TO BE DONE:
From the listing that follows, reproduce only the lines from the one holding "Convert this chart to Apache ECharts code." through the one holding "const curvePoints = (values, tail)", both included, with no pictures.

MATERIAL TO PROCESS:
━━━━━━━━━━━━━━━━━━━━

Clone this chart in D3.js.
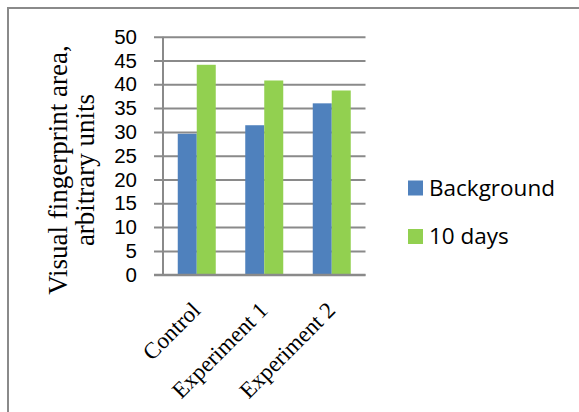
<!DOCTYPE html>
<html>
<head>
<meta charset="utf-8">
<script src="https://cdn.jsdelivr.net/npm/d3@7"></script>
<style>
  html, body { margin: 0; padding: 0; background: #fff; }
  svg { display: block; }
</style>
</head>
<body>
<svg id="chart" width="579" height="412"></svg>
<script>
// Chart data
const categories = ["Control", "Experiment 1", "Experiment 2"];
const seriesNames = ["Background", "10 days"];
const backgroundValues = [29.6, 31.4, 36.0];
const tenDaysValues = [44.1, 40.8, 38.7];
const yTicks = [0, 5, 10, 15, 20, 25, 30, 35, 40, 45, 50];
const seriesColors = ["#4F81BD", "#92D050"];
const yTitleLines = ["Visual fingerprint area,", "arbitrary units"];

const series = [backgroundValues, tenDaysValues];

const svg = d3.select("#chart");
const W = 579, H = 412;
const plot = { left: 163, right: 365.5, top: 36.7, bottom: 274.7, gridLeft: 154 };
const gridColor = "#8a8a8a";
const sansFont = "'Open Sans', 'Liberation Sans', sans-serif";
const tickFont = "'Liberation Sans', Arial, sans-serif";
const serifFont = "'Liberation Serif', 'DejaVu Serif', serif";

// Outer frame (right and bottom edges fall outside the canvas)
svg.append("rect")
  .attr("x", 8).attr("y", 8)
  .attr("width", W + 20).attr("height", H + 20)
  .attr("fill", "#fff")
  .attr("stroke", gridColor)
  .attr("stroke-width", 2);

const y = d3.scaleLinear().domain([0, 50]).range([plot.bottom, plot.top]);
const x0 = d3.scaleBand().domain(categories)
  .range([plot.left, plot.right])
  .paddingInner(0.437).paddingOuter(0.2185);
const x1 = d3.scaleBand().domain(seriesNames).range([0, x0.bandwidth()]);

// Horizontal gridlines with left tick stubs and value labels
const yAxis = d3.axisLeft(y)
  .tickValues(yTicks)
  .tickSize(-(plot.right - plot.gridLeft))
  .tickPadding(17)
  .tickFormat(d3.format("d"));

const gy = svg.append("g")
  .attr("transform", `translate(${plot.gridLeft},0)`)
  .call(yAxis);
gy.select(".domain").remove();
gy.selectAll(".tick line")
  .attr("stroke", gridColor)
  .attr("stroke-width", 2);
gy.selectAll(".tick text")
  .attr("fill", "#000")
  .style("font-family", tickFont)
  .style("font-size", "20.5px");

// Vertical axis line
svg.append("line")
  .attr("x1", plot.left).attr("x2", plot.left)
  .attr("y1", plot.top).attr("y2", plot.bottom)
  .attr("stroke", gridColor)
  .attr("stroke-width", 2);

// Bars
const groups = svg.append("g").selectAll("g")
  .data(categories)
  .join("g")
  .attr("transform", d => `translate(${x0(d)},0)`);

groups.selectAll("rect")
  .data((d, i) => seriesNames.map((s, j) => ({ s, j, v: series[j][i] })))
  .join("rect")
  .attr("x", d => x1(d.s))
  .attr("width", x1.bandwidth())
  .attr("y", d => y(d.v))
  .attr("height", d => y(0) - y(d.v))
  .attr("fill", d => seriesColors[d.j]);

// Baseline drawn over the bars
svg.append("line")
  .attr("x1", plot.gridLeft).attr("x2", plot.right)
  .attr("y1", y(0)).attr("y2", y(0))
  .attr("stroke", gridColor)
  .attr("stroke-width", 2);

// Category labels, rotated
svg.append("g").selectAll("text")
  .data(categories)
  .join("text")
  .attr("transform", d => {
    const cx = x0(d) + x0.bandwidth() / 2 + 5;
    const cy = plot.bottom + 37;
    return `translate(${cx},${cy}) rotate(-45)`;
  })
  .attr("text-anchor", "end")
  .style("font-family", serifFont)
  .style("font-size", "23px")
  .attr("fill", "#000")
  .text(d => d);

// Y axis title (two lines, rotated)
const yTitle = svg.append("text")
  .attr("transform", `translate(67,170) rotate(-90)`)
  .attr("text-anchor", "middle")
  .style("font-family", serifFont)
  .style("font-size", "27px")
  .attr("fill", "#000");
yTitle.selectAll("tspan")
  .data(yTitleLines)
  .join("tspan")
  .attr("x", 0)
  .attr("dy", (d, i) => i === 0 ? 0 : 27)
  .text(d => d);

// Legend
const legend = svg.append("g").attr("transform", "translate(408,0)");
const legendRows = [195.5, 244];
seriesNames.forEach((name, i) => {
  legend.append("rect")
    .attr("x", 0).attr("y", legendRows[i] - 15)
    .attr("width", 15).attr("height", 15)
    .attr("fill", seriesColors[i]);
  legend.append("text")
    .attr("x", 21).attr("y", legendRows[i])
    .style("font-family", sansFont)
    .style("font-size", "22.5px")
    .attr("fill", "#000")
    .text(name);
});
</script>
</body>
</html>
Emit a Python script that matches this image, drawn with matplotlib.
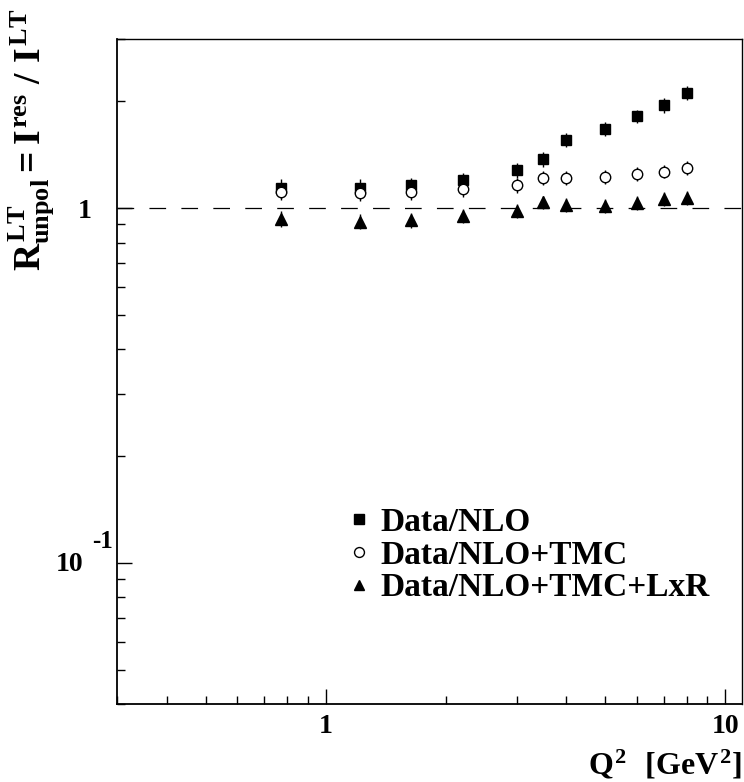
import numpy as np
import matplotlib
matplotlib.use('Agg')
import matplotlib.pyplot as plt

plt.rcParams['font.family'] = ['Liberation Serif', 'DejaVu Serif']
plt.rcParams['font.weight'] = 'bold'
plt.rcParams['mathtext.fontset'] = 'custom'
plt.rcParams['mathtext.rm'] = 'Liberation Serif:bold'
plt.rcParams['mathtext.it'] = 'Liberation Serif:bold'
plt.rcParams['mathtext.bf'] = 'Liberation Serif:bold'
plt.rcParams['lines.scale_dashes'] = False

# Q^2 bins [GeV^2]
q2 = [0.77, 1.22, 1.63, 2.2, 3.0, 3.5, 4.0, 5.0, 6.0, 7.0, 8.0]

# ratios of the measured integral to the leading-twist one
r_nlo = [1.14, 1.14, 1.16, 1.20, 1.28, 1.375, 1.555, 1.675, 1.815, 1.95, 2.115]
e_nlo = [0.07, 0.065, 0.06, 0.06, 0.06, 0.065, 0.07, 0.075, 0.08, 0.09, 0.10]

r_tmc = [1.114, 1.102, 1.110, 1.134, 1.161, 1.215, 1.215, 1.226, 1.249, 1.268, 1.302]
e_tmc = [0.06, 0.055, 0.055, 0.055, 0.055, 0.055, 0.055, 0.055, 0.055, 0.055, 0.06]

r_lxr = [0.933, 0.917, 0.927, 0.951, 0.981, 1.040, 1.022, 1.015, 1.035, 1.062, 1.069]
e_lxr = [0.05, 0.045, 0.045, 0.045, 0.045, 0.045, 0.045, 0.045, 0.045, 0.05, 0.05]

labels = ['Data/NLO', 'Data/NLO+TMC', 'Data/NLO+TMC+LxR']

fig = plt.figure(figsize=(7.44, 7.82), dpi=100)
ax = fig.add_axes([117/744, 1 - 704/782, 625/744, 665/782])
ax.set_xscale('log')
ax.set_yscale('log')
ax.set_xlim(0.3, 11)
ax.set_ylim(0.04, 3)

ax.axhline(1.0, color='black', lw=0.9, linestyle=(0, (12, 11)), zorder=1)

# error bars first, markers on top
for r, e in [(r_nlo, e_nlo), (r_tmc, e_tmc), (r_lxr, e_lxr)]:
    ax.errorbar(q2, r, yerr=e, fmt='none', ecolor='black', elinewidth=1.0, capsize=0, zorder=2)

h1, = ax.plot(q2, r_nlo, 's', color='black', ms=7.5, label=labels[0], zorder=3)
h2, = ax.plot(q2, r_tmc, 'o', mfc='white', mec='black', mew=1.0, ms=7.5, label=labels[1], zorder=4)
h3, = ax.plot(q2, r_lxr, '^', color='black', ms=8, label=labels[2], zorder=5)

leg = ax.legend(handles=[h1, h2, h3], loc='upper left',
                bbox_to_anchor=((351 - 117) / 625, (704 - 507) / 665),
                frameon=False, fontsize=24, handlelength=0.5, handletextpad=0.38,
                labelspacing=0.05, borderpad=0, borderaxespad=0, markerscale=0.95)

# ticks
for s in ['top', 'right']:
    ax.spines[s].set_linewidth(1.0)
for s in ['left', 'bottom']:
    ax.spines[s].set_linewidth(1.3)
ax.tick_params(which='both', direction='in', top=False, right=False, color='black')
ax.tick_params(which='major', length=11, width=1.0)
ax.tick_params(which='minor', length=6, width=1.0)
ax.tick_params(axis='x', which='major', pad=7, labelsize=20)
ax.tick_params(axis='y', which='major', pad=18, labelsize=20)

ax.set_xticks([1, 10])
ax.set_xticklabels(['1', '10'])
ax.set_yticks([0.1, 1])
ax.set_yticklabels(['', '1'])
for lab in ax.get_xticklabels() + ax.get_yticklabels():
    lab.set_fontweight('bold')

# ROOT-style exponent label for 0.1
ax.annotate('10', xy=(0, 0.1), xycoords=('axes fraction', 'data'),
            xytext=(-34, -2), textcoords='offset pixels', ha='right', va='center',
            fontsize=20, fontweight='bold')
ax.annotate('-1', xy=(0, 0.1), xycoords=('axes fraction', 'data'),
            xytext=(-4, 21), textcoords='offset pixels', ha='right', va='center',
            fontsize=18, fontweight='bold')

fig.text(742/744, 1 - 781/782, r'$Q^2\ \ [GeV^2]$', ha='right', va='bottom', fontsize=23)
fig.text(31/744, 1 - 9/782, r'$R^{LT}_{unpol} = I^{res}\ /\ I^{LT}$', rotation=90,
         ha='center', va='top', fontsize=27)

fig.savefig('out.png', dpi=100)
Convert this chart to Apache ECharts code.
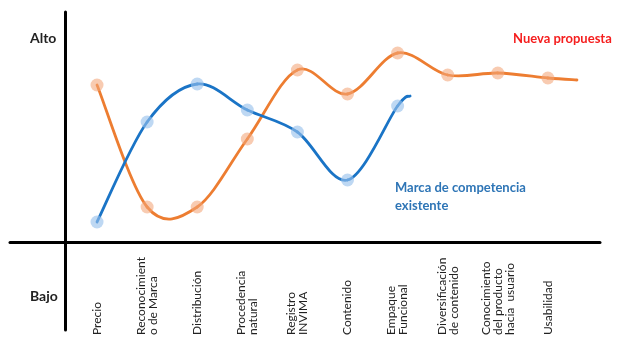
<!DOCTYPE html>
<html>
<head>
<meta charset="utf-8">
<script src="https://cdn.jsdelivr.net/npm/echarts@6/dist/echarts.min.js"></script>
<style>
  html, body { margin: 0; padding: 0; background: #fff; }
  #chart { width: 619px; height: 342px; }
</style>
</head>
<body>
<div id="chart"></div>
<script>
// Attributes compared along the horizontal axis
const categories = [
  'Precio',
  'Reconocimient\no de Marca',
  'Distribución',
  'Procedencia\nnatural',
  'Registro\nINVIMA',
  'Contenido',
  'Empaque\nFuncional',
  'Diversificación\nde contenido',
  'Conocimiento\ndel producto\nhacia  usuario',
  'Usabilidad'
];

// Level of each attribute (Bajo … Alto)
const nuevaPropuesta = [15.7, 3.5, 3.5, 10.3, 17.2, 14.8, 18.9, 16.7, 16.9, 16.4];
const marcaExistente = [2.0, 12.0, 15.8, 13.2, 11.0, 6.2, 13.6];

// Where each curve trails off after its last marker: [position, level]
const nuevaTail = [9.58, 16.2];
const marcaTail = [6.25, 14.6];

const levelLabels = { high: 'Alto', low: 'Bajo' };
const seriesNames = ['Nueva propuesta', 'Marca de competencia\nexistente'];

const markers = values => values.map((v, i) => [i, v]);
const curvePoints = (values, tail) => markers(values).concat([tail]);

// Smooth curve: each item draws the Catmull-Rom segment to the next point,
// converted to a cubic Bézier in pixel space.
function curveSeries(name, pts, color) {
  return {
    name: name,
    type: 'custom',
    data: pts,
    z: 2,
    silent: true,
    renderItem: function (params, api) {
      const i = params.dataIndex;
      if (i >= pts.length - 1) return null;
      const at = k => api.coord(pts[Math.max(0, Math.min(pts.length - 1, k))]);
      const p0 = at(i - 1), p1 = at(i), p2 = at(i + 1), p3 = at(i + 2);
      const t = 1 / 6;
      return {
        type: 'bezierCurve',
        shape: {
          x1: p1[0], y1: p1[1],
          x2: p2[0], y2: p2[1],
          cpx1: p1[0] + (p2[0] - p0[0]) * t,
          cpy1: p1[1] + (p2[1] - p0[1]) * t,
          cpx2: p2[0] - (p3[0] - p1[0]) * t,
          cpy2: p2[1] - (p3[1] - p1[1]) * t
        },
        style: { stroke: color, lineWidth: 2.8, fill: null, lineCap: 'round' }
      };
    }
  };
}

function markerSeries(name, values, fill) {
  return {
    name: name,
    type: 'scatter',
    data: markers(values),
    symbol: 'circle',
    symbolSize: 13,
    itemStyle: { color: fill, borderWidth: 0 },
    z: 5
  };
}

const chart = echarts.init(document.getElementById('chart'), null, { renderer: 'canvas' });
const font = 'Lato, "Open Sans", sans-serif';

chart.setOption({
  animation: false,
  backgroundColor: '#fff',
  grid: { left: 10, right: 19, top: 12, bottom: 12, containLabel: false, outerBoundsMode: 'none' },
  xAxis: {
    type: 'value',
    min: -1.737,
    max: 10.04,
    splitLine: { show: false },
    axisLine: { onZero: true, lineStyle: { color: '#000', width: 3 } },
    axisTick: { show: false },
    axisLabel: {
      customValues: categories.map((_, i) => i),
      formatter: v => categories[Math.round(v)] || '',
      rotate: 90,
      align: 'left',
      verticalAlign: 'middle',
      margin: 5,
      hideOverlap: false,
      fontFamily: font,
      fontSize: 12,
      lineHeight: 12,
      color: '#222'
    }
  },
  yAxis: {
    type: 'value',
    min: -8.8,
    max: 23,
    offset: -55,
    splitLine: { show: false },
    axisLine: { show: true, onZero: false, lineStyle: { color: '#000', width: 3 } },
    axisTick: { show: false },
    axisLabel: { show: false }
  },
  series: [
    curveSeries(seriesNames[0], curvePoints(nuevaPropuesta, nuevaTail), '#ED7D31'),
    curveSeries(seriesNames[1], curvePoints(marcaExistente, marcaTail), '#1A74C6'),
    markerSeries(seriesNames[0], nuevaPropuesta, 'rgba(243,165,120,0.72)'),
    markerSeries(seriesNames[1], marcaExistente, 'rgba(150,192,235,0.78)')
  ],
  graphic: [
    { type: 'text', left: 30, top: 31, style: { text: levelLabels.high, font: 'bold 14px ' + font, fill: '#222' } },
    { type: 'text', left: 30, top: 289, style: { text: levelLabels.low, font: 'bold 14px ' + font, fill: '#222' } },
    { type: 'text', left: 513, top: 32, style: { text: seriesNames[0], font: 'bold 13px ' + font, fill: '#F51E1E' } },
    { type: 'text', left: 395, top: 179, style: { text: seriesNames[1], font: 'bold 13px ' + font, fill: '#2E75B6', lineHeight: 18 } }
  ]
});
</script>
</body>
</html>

━━━━━━━━━━━━━━━━━━━━

CORRECT ANSWER:
Convert this chart to Apache ECharts code.
<!DOCTYPE html>
<html>
<head>
<meta charset="utf-8">
<script src="https://cdn.jsdelivr.net/npm/echarts@6/dist/echarts.min.js"></script>
<style>
  html, body { margin: 0; padding: 0; background: #fff; }
  #chart { width: 619px; height: 342px; }
</style>
</head>
<body>
<div id="chart"></div>
<script>
// Attributes compared along the horizontal axis
const categories = [
  'Precio',
  'Reconocimient\no de Marca',
  'Distribución',
  'Procedencia\nnatural',
  'Registro\nINVIMA',
  'Contenido',
  'Empaque\nFuncional',
  'Diversificación\nde contenido',
  'Conocimiento\ndel producto\nhacia  usuario',
  'Usabilidad'
];

// Level of each attribute (Bajo … Alto)
const nuevaPropuesta = [15.7, 3.5, 3.5, 10.3, 17.2, 14.8, 18.9, 16.7, 16.9, 16.4];
const marcaExistente = [2.0, 12.0, 15.8, 13.2, 11.0, 6.2, 13.6];

// Where each curve trails off after its last marker: [position, level]
const nuevaTail = [9.58, 16.2];
const marcaTail = [6.25, 14.6];

const levelLabels = { high: 'Alto', low: 'Bajo' };
const seriesNames = ['Nueva propuesta', 'Marca de competencia\nexistente'];

const markers = values => values.map((v, i) => [i, v]);
const curvePoints = (values, tail) => markers(values).concat([tail]);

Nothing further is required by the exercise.